To be sure, Mata Hari herself contributed much to her own myth. Before she was ever accused of being a double agent, she was already trafficking in a form of deception. Her stage persona was a deliberate invention in a mode we now would call “cultural appropriation.” To be blunt, she might as well have been using Edward Said’s Orientalism as a handbook. Mata Hari presented herself as half-Asian, but she was all Dutch, born Margaretha Zelle (she preferred the French version of her name, Marguerite). In that respect, one can compare Marguerite’s creation of Mata Hari, a putatively half-Asian performer, to Archibald Belaney’s creation of his fraudulent First Nations persona, Grey Owl. Of course, both were exposed as imposters. But it is worthwhile looking beyond that “aha!” moment to consider why Europe was at first so eager to embrace Mata Hari as a performer and so ready later to believe she was a traitor.

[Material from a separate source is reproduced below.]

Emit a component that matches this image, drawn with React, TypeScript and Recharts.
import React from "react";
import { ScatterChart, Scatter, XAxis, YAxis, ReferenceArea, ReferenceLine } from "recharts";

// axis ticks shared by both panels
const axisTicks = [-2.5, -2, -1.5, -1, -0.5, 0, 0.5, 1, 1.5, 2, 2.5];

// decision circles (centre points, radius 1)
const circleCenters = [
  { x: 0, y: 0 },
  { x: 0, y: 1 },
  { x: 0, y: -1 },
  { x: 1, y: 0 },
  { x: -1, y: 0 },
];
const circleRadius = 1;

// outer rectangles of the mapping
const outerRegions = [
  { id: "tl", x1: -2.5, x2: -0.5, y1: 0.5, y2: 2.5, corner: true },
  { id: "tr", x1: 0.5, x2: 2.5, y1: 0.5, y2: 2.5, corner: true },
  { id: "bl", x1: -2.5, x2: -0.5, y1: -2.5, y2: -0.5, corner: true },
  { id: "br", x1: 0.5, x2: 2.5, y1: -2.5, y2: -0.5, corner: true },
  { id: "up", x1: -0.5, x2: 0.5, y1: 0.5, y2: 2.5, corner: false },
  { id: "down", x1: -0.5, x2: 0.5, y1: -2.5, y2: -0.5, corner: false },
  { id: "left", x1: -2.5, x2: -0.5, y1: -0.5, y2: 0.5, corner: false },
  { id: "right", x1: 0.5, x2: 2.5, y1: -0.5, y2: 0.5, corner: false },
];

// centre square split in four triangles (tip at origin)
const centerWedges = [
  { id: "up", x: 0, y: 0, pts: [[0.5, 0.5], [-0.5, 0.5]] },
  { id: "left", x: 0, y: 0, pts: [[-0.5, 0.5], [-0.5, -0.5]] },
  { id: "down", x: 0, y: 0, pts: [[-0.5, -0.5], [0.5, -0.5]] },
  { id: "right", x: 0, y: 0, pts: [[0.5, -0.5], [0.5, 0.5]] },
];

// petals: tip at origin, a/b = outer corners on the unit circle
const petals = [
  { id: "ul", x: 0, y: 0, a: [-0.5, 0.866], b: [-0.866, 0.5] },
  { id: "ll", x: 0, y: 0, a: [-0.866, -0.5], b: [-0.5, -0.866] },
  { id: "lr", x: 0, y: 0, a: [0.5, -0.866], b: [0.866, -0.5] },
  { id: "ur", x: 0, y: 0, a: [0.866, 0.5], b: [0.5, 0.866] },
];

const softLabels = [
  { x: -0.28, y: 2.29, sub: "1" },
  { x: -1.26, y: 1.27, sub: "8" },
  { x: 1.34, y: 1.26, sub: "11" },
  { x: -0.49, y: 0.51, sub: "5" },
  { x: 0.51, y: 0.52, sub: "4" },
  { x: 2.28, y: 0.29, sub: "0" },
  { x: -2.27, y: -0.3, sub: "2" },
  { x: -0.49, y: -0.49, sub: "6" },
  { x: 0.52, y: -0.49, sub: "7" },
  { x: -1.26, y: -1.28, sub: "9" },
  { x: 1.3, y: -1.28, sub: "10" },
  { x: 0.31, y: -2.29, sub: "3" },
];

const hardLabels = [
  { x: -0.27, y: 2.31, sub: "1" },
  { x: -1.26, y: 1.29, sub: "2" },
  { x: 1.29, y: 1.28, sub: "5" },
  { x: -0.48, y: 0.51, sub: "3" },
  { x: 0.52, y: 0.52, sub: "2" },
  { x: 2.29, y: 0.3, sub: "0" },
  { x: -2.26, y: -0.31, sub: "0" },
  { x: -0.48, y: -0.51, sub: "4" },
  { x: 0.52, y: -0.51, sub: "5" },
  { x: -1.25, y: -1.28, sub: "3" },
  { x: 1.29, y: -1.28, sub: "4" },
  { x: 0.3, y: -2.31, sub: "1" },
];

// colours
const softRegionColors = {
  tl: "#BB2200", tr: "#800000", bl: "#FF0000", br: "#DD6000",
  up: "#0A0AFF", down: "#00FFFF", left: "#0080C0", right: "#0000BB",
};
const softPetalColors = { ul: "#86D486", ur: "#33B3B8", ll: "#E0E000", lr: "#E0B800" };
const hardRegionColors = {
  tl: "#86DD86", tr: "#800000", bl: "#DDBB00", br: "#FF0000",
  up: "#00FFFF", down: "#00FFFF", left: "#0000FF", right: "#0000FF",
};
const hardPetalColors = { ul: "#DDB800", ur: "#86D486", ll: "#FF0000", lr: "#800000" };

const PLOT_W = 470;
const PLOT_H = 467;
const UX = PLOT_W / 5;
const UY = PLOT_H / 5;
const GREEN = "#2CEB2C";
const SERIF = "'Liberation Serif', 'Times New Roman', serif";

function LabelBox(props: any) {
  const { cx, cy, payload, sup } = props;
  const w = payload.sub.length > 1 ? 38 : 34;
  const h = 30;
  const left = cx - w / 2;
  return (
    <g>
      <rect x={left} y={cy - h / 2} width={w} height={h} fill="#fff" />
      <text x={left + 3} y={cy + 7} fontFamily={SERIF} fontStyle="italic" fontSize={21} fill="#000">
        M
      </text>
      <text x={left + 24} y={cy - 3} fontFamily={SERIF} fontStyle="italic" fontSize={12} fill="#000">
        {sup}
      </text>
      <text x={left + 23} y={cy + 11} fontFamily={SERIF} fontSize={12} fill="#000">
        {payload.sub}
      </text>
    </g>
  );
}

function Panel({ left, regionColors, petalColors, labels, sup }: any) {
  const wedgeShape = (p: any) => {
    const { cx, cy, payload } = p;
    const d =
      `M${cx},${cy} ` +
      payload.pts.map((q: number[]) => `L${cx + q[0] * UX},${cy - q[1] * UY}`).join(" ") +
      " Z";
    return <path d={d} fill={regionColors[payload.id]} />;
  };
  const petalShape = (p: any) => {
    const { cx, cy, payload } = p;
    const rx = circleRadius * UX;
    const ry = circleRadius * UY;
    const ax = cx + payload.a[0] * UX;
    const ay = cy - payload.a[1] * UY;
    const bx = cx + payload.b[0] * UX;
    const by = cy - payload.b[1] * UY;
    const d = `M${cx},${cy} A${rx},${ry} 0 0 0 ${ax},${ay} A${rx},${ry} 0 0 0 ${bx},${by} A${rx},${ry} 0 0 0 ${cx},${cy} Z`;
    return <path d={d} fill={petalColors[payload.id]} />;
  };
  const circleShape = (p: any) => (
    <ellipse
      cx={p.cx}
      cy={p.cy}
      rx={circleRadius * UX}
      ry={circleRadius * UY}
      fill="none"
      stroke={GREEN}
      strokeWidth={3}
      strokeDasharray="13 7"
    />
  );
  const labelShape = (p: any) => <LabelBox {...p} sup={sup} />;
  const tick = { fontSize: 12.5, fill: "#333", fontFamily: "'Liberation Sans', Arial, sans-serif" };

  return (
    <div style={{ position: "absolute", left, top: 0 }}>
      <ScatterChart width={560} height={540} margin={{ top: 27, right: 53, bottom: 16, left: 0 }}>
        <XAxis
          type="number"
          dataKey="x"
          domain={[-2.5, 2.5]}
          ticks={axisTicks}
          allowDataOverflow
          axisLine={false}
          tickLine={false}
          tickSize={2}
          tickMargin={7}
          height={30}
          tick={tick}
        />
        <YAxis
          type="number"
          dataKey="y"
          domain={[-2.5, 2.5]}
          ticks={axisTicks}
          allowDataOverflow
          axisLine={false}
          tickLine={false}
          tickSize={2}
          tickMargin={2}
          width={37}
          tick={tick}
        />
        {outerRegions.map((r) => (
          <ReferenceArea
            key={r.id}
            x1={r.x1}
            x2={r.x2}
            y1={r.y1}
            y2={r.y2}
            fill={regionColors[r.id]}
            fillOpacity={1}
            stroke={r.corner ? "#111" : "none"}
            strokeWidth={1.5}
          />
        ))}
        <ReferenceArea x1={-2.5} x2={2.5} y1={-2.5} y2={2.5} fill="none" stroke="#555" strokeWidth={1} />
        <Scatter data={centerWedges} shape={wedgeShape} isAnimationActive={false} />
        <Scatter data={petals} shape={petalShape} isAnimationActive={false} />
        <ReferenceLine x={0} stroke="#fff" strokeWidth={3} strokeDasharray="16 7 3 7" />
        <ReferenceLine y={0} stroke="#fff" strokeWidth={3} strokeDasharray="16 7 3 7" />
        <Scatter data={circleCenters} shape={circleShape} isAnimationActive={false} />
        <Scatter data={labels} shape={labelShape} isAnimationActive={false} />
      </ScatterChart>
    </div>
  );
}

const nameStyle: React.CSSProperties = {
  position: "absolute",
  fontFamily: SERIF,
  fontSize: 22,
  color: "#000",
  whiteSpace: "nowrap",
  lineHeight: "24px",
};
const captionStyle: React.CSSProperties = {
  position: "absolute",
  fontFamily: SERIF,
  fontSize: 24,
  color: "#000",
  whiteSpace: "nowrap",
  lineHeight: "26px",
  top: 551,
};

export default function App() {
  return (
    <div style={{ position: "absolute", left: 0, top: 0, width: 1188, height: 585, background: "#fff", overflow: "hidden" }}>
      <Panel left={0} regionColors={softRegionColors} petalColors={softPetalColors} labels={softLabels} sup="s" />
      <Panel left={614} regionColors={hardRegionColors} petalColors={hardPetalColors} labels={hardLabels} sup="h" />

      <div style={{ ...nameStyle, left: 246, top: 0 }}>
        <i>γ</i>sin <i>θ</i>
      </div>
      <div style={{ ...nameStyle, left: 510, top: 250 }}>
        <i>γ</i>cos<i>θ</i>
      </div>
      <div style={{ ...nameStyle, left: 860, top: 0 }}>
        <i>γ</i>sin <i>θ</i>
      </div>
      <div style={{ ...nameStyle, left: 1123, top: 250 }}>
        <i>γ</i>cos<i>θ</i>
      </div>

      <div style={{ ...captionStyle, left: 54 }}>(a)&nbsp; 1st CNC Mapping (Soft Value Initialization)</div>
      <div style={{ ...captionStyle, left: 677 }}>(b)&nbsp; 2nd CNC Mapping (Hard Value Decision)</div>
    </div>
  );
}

One way of grasping the point quickly is to compare Mata Hari to another semi-mythological figure from the Great War, the legendary Canadian flying ace, Billy Bishop. John Burge and I are both admirers of the elegant simplicity of the musical Billy Bishop Goes to War, and in some ways what we’ve created is deliberately the flip side of that show. Whereas its tunes were often inspired by the patriotic music hall, ours draw more on the sardonic cabaret and art song. As a mythical persona, Billy Bishop represents the culmination of the vast patriarchal and nationalistic drive toward war, a nearly gleeful bloodlust (“we’re going to fight the Hun!”). Western Civilization was plainly in the grip of a neurotic obsession with violence as an agent for change. But there were other means of expressing that same desire, as Modris Eksteins taught us in Rites of Spring: The Great War and the Birth of Modernism; in the shadow of war, art was making its own sort of revolution. Mata Hari’s performance might have served as a sort of dream in which the East represented freedom from repression: an erotic, feminized revolution.

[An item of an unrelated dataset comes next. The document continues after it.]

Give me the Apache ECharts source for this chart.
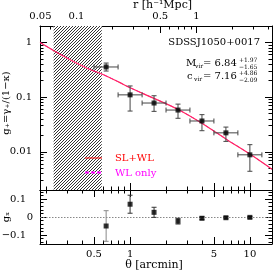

What of Mata Hari’s career as a spy? [Spoiler alert!] “Career” already overstates the matter. She did indeed provide the allies with some information, although her job was not made easy. Was she a double agent? Well, as we show, the conviction was based on scant evidence.

The authorities were eager to preserve Bishop’s life because he was “good for morale” (meaning good for preserving the enthusiasm for killing or being killed). If Mata Hari represented a tug in the opposite direction---away from Thanatos, the death instinct, and towards Eros and life---it is easy to imagine why it would be in certain interests to portray her as an enemy of the people. Now, that is an argument about preferences in propaganda; to move from there to the idea that there was a vast conspiracy to execute Mata Hari would be to indulge in paranoia. However, to suspect a smaller conspiracy is not at all unreasonable. After the war, Mata Hari’s nemesis, Georges Ladoux, stood trial for treason---twice. In the end he was acquitted, but enough evidence had been mustered against him to end his career.